* Objective: Your copy of the material must match it exactly, except that pictures are dropped.

* Given information:
— START —

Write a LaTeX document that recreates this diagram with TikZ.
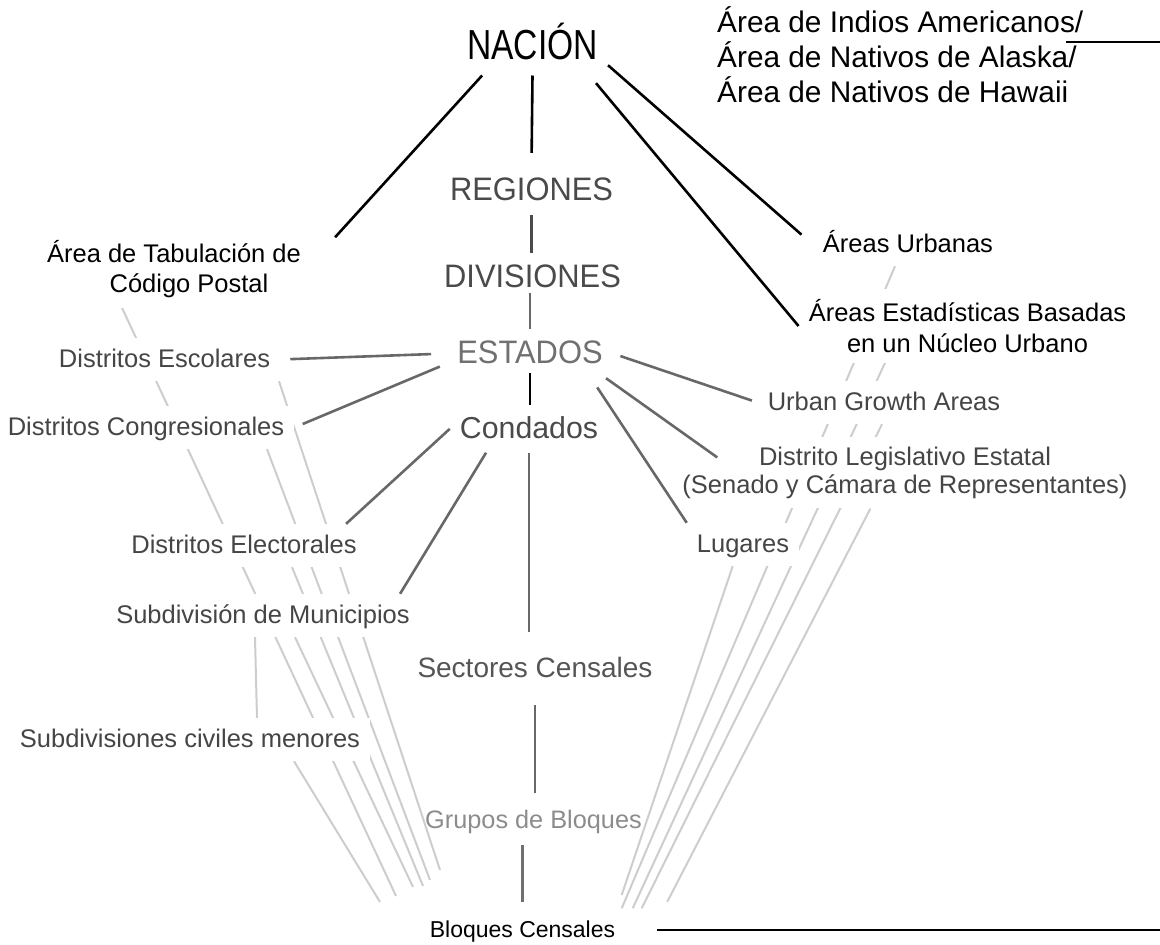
\documentclass[tikz,border=0pt]{standalone}
\usepackage{fontspec}
\setmainfont{Liberation Sans}
\newfontfamily\narrowfont[FakeStretch=0.8]{Liberation Sans}
\newfontfamily\capsfont[FakeStretch=0.95]{Liberation Sans}
\usetikzlibrary{backgrounds}
\definecolor{ink}{HTML}{454545}
\definecolor{capsgray}{HTML}{4A4A4A}
\definecolor{stategray}{HTML}{707070}
\definecolor{censusgray}{HTML}{555555}
\definecolor{groupgray}{HTML}{8C8C8C}
\definecolor{linkgray}{HTML}{686868}
\definecolor{tracegray}{HTML}{CDCDCD}
\tikzset{
    arealines/.style={
           fill=white,
           inner xsep=10pt,
           inner ysep=10pt,
           text=ink,
           font=\fontsize{25.5}{30}\selectfont,
           },
    area/.style={arealines, anchor=base, text height=19pt, text depth=4pt},
    bigarea/.style={area, text=capsgray, font=\capsfont\fontsize{32.5}{38}\selectfont,
           text height=24pt, text depth=5pt},
    toplink/.style={draw=black, line width=2.6pt},
    sublink/.style={draw=linkgray, line width=2.6pt},
    thinlink/.style={draw=tracegray, line width=2pt},
}

\begin{document}
\begin{tikzpicture}[x=1pt, y=-1pt]
\useasboundingbox (0,0) rectangle (1160,945);
\node[area, text=black, font=\narrowfont\fontsize{42}{50}\selectfont, text height=31.5pt, text depth=6.3pt] (nacion) at (532.5,59) {NACIÓN};
\node[bigarea] (regiones) at (531.5,200) {REGIONES};
\node[bigarea] (divisiones) at (532.5,287) {DIVISIONES};
\node[bigarea, text=stategray] (estados) at (530,363) {ESTADOS};
\node[area, text=capsgray, font=\fontsize{30.3}{36}\selectfont, text height=22.7pt, text depth=4.5pt] (condados) at (529,438) {Condados};
\node[area, text=censusgray, font=\fontsize{28}{34}\selectfont, text height=21pt, text depth=4pt] (sectores) at (535,677) {Sectores Censales};
\node[area, fill=none, text=groupgray, font=\fontsize{25.3}{30}\selectfont] (grupos) at (533.5,828) {Grupos de Bloques};
\node[area, text=black, font=\fontsize{23}{28}\selectfont, text height=17.3pt, text depth=3.5pt] (bloques) at (522.5,937) {Bloques Censales};

\node[arealines, text=black, align=center, font=\fontsize{25.5}{29.7}\selectfont] (zcta) at (174,269) {Área de Tabulación de\\\hspace*{30pt}Código Postal};
\node[area] (escolares) at (164.5,367) {Distritos Escolares};
\node[area] (congr) at (146,435) {Distritos Congresionales};
\node[area] (elector) at (244,553) {Distritos Electorales};
\node[area] (munic) at (263,623) {Subdivisión de Municipios};
\node[area] (menores) at (190,747) {Subdivisiones civiles menores};

\node[arealines, text=black, align=left, anchor=west, font=\fontsize{29.8}{35}\selectfont] (aiannh) at (707,54.6) {Área de Indios Americanos/\\Área de Nativos de Alaska/\\Área de Nativos de Hawaii};
\node[area, text=black] (urbanas) at (908,252) {Áreas Urbanas};
\node[arealines, text=black, align=center, font=\fontsize{25.5}{31}\selectfont] (cbsa) at (967.5,326) {Áreas Estadísticas Basadas\\en un Núcleo Urbano};
\node[area] (uga) at (884,410) {Urban Growth Areas};
\node[arealines, align=center, font=\fontsize{25.5}{28}\selectfont] (sld) at (905,472.5) {Distrito Legislativo Estatal\\(Senado y Cámara de Representantes)};
\node[area] (lugares) at (743,552) {Lugares};

\coordinate (rim-a) at (1160,42);
\coordinate (rim-b) at (1160,928);

\path (nacion.210) edge[toplink] ([xshift=24pt,yshift=-7pt]zcta.north east);
\path (nacion.south) edge[toplink, shorten >=13pt] (regiones.north);
\path (nacion.-14) edge[toplink, shorten >=15pt] (urbanas.west);
\path (nacion.-27) edge[toplink, shorten <=10pt] (cbsa.west);
\path (aiannh.north east |- rim-a) edge[toplink, shorten <=-27pt] (rim-a);
\path (regiones.south) edge[sublink, draw=capsgray] (regiones.south |- divisiones.north);
\path (estados.north |- divisiones.south) edge[sublink, shorten <=-9pt] (estados.north);
\path (estados.south) edge[toplink, shorten <=-5pt] (estados.south |- condados.north);
\path (condados.south) edge[sublink, shorten >=14pt] (condados.south |- sectores.north);
\path (sectores.south) edge[sublink, shorten <=14pt, shorten >=6pt] (sectores.south |- grupos.north);
\path (bloques.north |- grupos.south) edge[sublink, draw=groupgray!80!black, shorten <=3pt, shorten >=8pt] (bloques.north);
\path (bloques.east) edge[toplink, shorten <=32pt] (bloques.east -| rim-b);
\path (estados.west) edge[sublink, shorten <=16pt, shorten >=10pt] (escolares.east);
\path ([yshift=-10pt]estados.west) edge[sublink, shorten <=8pt, shorten >=9pt] (congr.east);
\path (condados.west) edge[sublink] (elector.12);
\path (condados.209) edge[sublink] (munic.9);
\path (estados.east) edge[sublink, shorten <=8pt, shorten >=6pt] (uga.west);
\path (estados.-18) edge[sublink] ([xshift=45pt,yshift=-21pt]sld.north west);
\path (estados.338) edge[sublink, shorten <=11pt] (lugares.north west);

\begin{pgfonlayer}{background}
\coordinate (end-zcta) at (396,896);
\coordinate (end-esc) at (440,870);
\coordinate (end-con) at (430,880);
\coordinate (end-ele) at (423,886);
\coordinate (end-mun) at (413,887);
\coordinate (end-men) at (380,902);
\coordinate (end-ua) at (621.7,908.3);
\coordinate (end-cbsa) at (632.7,908.3);
\coordinate (end-uga) at (641.7,908.3);
\coordinate (end-sld) at (667.3,901.7);
\coordinate (end-lug) at (621.7,895);
\path ([xshift=-52pt]zcta.south) edge[thinlink] (end-zcta);
\path ([xshift=114.5pt]escolares.south) edge[thinlink] (end-esc);
\path ([xshift=121pt]congr.south) edge[thinlink] (end-con);
\path ([xshift=48pt]elector.south) edge[thinlink] (end-ele);
\path ([xshift=32pt]munic.south) edge[thinlink] (end-mun);
\path ([xshift=-8pt]munic.south) edge[thinlink] ([xshift=67pt]menores.north);
\path ([xshift=104pt]menores.south) edge[thinlink] (end-men);
\path ([xshift=-13pt]urbanas.south) edge[thinlink] (end-ua);
\path ([xshift=-82.5pt]cbsa.south) edge[thinlink] (end-cbsa);
\path ([xshift=-2pt]uga.south) edge[thinlink] (end-uga);
\path ([xshift=-34.6pt]sld.south) edge[thinlink] (end-sld);
\path ([xshift=-10.3pt]lugares.south) edge[thinlink] (end-lug);
\end{pgfonlayer}
\end{tikzpicture}
\end{document}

— END —

* Correct response:
Write a LaTeX document that recreates this diagram with TikZ.
\documentclass[tikz,border=0pt]{standalone}
\usepackage{fontspec}
\setmainfont{Liberation Sans}
\newfontfamily\narrowfont[FakeStretch=0.8]{Liberation Sans}
\newfontfamily\capsfont[FakeStretch=0.95]{Liberation Sans}
\usetikzlibrary{backgrounds}
\definecolor{ink}{HTML}{454545}
\definecolor{capsgray}{HTML}{4A4A4A}
\definecolor{stategray}{HTML}{707070}
\definecolor{censusgray}{HTML}{555555}
\definecolor{groupgray}{HTML}{8C8C8C}
\definecolor{linkgray}{HTML}{686868}
\definecolor{tracegray}{HTML}{CDCDCD}
\tikzset{
    arealines/.style={
           fill=white,
           inner xsep=10pt,
           inner ysep=10pt,
           text=ink,
           font=\fontsize{25.5}{30}\selectfont,
           },
    area/.style={arealines, anchor=base, text height=19pt, text depth=4pt},
    bigarea/.style={area, text=capsgray, font=\capsfont\fontsize{32.5}{38}\selectfont,
           text height=24pt, text depth=5pt},
    toplink/.style={draw=black, line width=2.6pt},
    sublink/.style={draw=linkgray, line width=2.6pt},
    thinlink/.style={draw=tracegray, line width=2pt},
}

\begin{document}
\begin{tikzpicture}[x=1pt, y=-1pt]
\useasboundingbox (0,0) rectangle (1160,945);
\node[area, text=black, font=\narrowfont\fontsize{42}{50}\selectfont, text height=31.5pt, text depth=6.3pt] (nacion) at (532.5,59) {NACIÓN};
\node[bigarea] (regiones) at (531.5,200) {REGIONES};
\node[bigarea] (divisiones) at (532.5,287) {DIVISIONES};
\node[bigarea, text=stategray] (estados) at (530,363) {ESTADOS};
\node[area, text=capsgray, font=\fontsize{30.3}{36}\selectfont, text height=22.7pt, text depth=4.5pt] (condados) at (529,438) {Condados};
\node[area, text=censusgray, font=\fontsize{28}{34}\selectfont, text height=21pt, text depth=4pt] (sectores) at (535,677) {Sectores Censales};
\node[area, fill=none, text=groupgray, font=\fontsize{25.3}{30}\selectfont] (grupos) at (533.5,828) {Grupos de Bloques};
\node[area, text=black, font=\fontsize{23}{28}\selectfont, text height=17.3pt, text depth=3.5pt] (bloques) at (522.5,937) {Bloques Censales};

\node[arealines, text=black, align=center, font=\fontsize{25.5}{29.7}\selectfont] (zcta) at (174,269) {Área de Tabulación de\\\hspace*{30pt}Código Postal};
\node[area] (escolares) at (164.5,367) {Distritos Escolares};
\node[area] (congr) at (146,435) {Distritos Congresionales};
\node[area] (elector) at (244,553) {Distritos Electorales};
\node[area] (munic) at (263,623) {Subdivisión de Municipios};
\node[area] (menores) at (190,747) {Subdivisiones civiles menores};

\node[arealines, text=black, align=left, anchor=west, font=\fontsize{29.8}{35}\selectfont] (aiannh) at (707,54.6) {Área de Indios Americanos/\\Área de Nativos de Alaska/\\Área de Nativos de Hawaii};
\node[area, text=black] (urbanas) at (908,252) {Áreas Urbanas};
\node[arealines, text=black, align=center, font=\fontsize{25.5}{31}\selectfont] (cbsa) at (967.5,326) {Áreas Estadísticas Basadas\\en un Núcleo Urbano};
\node[area] (uga) at (884,410) {Urban Growth Areas};
\node[arealines, align=center, font=\fontsize{25.5}{28}\selectfont] (sld) at (905,472.5) {Distrito Legislativo Estatal\\(Senado y Cámara de Representantes)};
\node[area] (lugares) at (743,552) {Lugares};

\coordinate (rim-a) at (1160,42);
\coordinate (rim-b) at (1160,928);

\path (nacion.210) edge[toplink] ([xshift=24pt,yshift=-7pt]zcta.north east);
\path (nacion.south) edge[toplink, shorten >=13pt] (regiones.north);
\path (nacion.-14) edge[toplink, shorten >=15pt] (urbanas.west);
\path (nacion.-27) edge[toplink, shorten <=10pt] (cbsa.west);
\path (aiannh.north east |- rim-a) edge[toplink, shorten <=-27pt] (rim-a);
\path (regiones.south) edge[sublink, draw=capsgray] (regiones.south |- divisiones.north);
\path (estados.north |- divisiones.south) edge[sublink, shorten <=-9pt] (estados.north);
\path (estados.south) edge[toplink, shorten <=-5pt] (estados.south |- condados.north);
\path (condados.south) edge[sublink, shorten >=14pt] (condados.south |- sectores.north);
\path (sectores.south) edge[sublink, shorten <=14pt, shorten >=6pt] (sectores.south |- grupos.north);
\path (bloques.north |- grupos.south) edge[sublink, draw=groupgray!80!black, shorten <=3pt, shorten >=8pt] (bloques.north);
\path (bloques.east) edge[toplink, shorten <=32pt] (bloques.east -| rim-b);
\path (estados.west) edge[sublink, shorten <=16pt, shorten >=10pt] (escolares.east);
\path ([yshift=-10pt]estados.west) edge[sublink, shorten <=8pt, shorten >=9pt] (congr.east);
\path (condados.west) edge[sublink] (elector.12);
\path (condados.209) edge[sublink] (munic.9);
\path (estados.east) edge[sublink, shorten <=8pt, shorten >=6pt] (uga.west);
\path (estados.-18) edge[sublink] ([xshift=45pt,yshift=-21pt]sld.north west);
\path (estados.338) edge[sublink, shorten <=11pt] (lugares.north west);

\begin{pgfonlayer}{background}
\coordinate (end-zcta) at (396,896);
\coordinate (end-esc) at (440,870);
\coordinate (end-con) at (430,880);
\coordinate (end-ele) at (423,886);
\coordinate (end-mun) at (413,887);
\coordinate (end-men) at (380,902);
\coordinate (end-ua) at (621.7,908.3);
\coordinate (end-cbsa) at (632.7,908.3);
\coordinate (end-uga) at (641.7,908.3);
\coordinate (end-sld) at (667.3,901.7);
\coordinate (end-lug) at (621.7,895);
\path ([xshift=-52pt]zcta.south) edge[thinlink] (end-zcta);
\path ([xshift=114.5pt]escolares.south) edge[thinlink] (end-esc);
\path ([xshift=121pt]congr.south) edge[thinlink] (end-con);
\path ([xshift=48pt]elector.south) edge[thinlink] (end-ele);
\path ([xshift=32pt]munic.south) edge[thinlink] (end-mun);
\path ([xshift=-8pt]munic.south) edge[thinlink] ([xshift=67pt]menores.north);
\path ([xshift=104pt]menores.south) edge[thinlink] (end-men);
\path ([xshift=-13pt]urbanas.south) edge[thinlink] (end-ua);
\path ([xshift=-82.5pt]cbsa.south) edge[thinlink] (end-cbsa);
\path ([xshift=-2pt]uga.south) edge[thinlink] (end-uga);
\path ([xshift=-34.6pt]sld.south) edge[thinlink] (end-sld);
\path ([xshift=-10.3pt]lugares.south) edge[thinlink] (end-lug);
\end{pgfonlayer}
\end{tikzpicture}
\end{document}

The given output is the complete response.